When configuring your AI Agent, it’s important to understand how it behaves.

You don’t need to know the technical details but there are a few key rules that influence how you should write your instructions and Scenarios.

The AI Agent only does what it can actually do

Your AI Agent will never claim to perform an action it cannot execute.

If a customer asks for something that requires a tool or integration that isn’t connected, the AI Agent will clearly state that it doesn’t have access instead of guessing or providing incorrect information.

For example, if you instruct the AI Agent to check an order in Shopify but the integration isn’t set up, it won’t fabricate a response.

Practical implication: Only reference actions that are supported by your connected integrations. Make sure everything is properly set up before using it in Scenarios.

The AI Agent always responds in the customer’s language

The AI Agent automatically detects the language used by the customer and replies in that same language.

If it cannot determine the language, it will fall back to your configured default language.

Practical implication: You don’t need to create multiple versions of your Scenarios in different languages. Write them in the language that works best for you.

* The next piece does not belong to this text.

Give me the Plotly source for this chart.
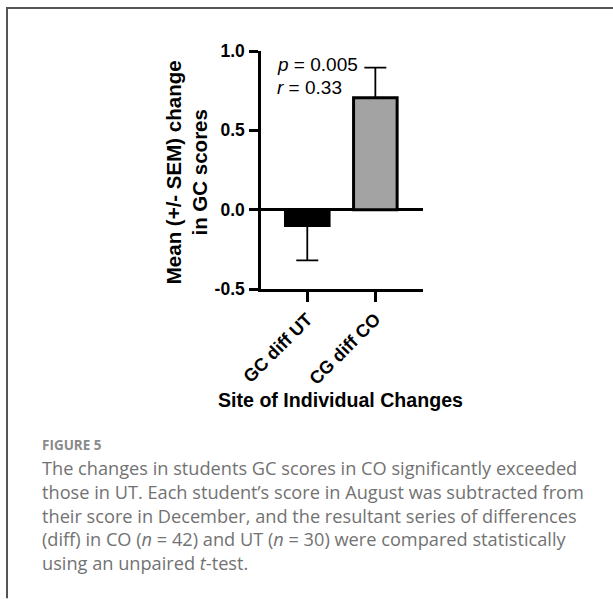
import plotly.graph_objects as go

# ---- data ----
categories = ["GC diff UT", "CG diff CO"]
means = [-0.10, 0.705]
sem_up = [0.0, 0.19]
sem_down = [0.22, 0.0]
bar_colors = ["#000000", "#a3a3a3"]
y_tickvals = [-0.5, 0.0, 0.5, 1.0]
y_ticktext = ["-0.5", "0.0", "0.5", "1.0"]
stat_lines = ["<i>p</i> = 0.005", "<i>r</i> = 0.33"]
caption_head = "FIGURE 5"
caption_lines = [
    "The changes in students GC scores in CO significantly exceeded",
    "those in UT. Each student\u2019s score in August was subtracted from",
    "their score in December, and the resultant series of differences",
    "(diff) in CO (<i>n</i> = 42) and UT (<i>n</i> = 30) were compared statistically",
    "using an unpaired <i>t</i>-test.",
]

# ---- layout geometry (pixels) ----
W, H = 613, 599
L, R, T, B = 261, 423, 50.5, 289


def px(x):
    return (x - L) / (R - L)


def py(y):
    return (B - y) / (B - T)


ARIAL = "Liberation Sans, Arial, sans-serif"
CAP = "Open Sans, Lato, sans-serif"

fig = go.Figure()
fig.add_trace(go.Bar(
    x=categories, y=means, width=0.64,
    marker=dict(color=bar_colors, line=dict(color="#000000", width=3)),
    error_y=dict(type="data", symmetric=False, array=sem_up, arrayminus=sem_down,
                 color="#000000", thickness=1.8, width=11),
    showlegend=False,
))

annotations = []
# y-axis title
annotations.append(dict(
    text="<b>Mean (+/- SEM) change<br>in GC scores</b>", textangle=-90,
    x=px(187), y=py(172), xref="paper", yref="paper", showarrow=False,
    xanchor="center", yanchor="middle",
    font=dict(family=ARIAL, size=20.5, color="#000000"),
))
# x-axis title
annotations.append(dict(
    text="<b>Site of Individual Changes</b>",
    x=px(340), y=py(400), xref="paper", yref="paper", showarrow=False,
    xanchor="center", yanchor="middle",
    font=dict(family=ARIAL, size=19.6, color="#000000"),
))
# stats text
for i, s in enumerate(stat_lines):
    annotations.append(dict(
        text=s, x=px(275), y=py(64 + 23 * i), xref="paper", yref="paper",
        showarrow=False, xanchor="left", yanchor="middle",
        font=dict(family=ARIAL, size=19, color="#000000"),
    ))
# caption
annotations.append(dict(
    text="<b>" + caption_head + "</b>", x=px(40), y=py(445), xref="paper", yref="paper",
    showarrow=False, xanchor="left", yanchor="middle",
    font=dict(family=CAP, size=13.5, color="#8a8a8a"),
))
for i, s in enumerate(caption_lines):
    annotations.append(dict(
        text=s, x=px(40), y=py(468 + 24 * i), xref="paper", yref="paper",
        showarrow=False, xanchor="left", yanchor="middle",
        font=dict(family=CAP, size=18.2, color="#727272"),
    ))

shapes = [
    dict(type="line", xref="paper", yref="paper", x0=px(6), x1=px(613), y0=py(7.5), y1=py(7.5),
         line=dict(color="#555555", width=2)),
    dict(type="line", xref="paper", yref="paper", x0=px(7), x1=px(7), y0=py(7), y1=py(599),
         line=dict(color="#555555", width=2)),
]

fig.update_layout(
    width=W, height=H, autosize=False,
    margin=dict(l=L, r=W - R, t=T, b=H - B, pad=0),
    paper_bgcolor="white", plot_bgcolor="white",
    annotations=annotations, shapes=shapes,
    bargap=0.3,
    xaxis=dict(
        type="category", range=[-0.68, 1.70],
        showline=True, linecolor="#000000", linewidth=2.5,
        ticks="outside", ticklen=10, tickwidth=2.5, tickcolor="#000000",
        tickangle=-45, showgrid=False, zeroline=False,
        tickfont=dict(family=ARIAL, size=18, color="#000000", weight=700),
    ),
    yaxis=dict(
        range=[-0.5, 1.0], tickvals=y_tickvals, ticktext=y_ticktext,
        showline=True, linecolor="#000000", linewidth=2.5,
        ticks="outside", ticklen=9, tickwidth=2.5, tickcolor="#000000",
        showgrid=False, zeroline=True, zerolinecolor="#000000", zerolinewidth=2.5,
        ticklabelstandoff=1,
        tickfont=dict(family=ARIAL, size=17.5, color="#000000", weight=700),
    ),
)

fig.write_html("out.html")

Scenarios always take priority

When a Scenario is triggered, it takes full control of the conversation.

The AI Agent will follow the Scenario step by step, including:

  • What information to collect
  • Which actions to perform
  • When to hand over to a human

General Handover criteria and Additional instructions remain active, but only as a fallback when no Scenario is applied.

Practical implication: If a Scenario defines escalation rules, those will override your general Handover settings. Make sure your Scenarios fully cover the intended behaviour.

Escalation is a one-way door

Once a conversation is escalated, the AI Agent hands over completely and cannot take further actions.

Before escalating, the AI Agent completes all required steps, such as:

  • Adding internal comments
  • Applying labels
  • Collecting necessary information

Practical implication: Always place the escalation step at the end of your Scenario. Any actions you want the AI Agent to perform must come before the handover.

The AI Agent won’t ask for information it already has

If the customer has already provided certain information, the AI Agent will not ask for it again.

When data collection is configured, it only requests missing details.

Practical implication: You don’t need to add conditional logic like “ask for the order number if not provided.” The AI Agent handles this automatically.

What the AI Agent cannot see

There are a few limitations to keep in mind:

  • The AI Agent can only see the current ticket
  • It has no memory of previous conversations with the same customer
  • It does not know which AI Journey it is part of
  • It cannot access systems or data that are not connected

Summary

Understanding how your AI Agent works helps you configure it more effectively:

  • It only performs actions it can actually execute
  • It always responds in the customer’s language
  • Scenarios take priority over other instructions
  • Escalation ends the AI Agent’s involvement
  • It avoids asking for duplicate information
  • Its visibility is limited to the current conversation and connected systems

Use these principles to write clearer Scenarios and create a more reliable AI Agent.